In the low motivation zone, you can motivate yourself to complete your task by:
• Give yourself a deadline
• Have an accountability partner (a friend or peer that checks in to see if you have completed the task)
• Increase the difficulty of the task
• Delegate the task to somebody else
In the high stress zone, you can reduce the task to make it more achievable by:
• Breaking the task into smaller tasks
• Spreading the task out over time
• Adjust the expected result of the task
• Outsource the entire task or parts of it to somebody else
With these tips, you can adjust the motivation around a task in either direction and cut down on procrastination.
What does this look like in practice?
With any project or habit, at the beginning we may jump in with both feet and be excited with the novelty of the situation. Once we get past the honeymoon phase, we may feel that we are either doing too much, or the task has become boring. Instead of throwing out the whole project or habit, adjust it!
For example, let us say you want to write your first novel. On the first day you are very excited and you spend three hours typing away. By the third day of this, you cannot see the finish line and begin questioning if this book will ever be finished. You feel like this project is too much and you contemplate burning all the evidence so no one knows about your abandoned novel.
Before you light that match, try spreading the work out over time. Instead of writing for three hours a day, try writing for 30 minutes at the same time every day. By the end of a week you will have spent 3.5 hours writing consistently.
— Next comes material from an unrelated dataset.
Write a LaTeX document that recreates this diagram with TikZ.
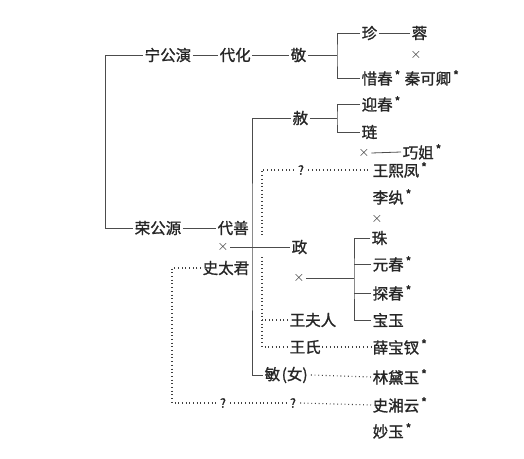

As the weeks drag on you start to wonder again why you started this project and dream of the day it will be done. You start to lose your motivation for your daily 30 minutes of writing and it starts to dwindle down to 10 minutes a day. Do not give up! Set a deadline that you want to be done with the whole book (you can even set smaller deadlines for sections/chapters to keep yourself moving forward). Having this deadline as a tangible end point will motivate you to continue writing every day until it is done.
By the end of this process, you will have conquered a feat that most people only dream of, your very own original novel!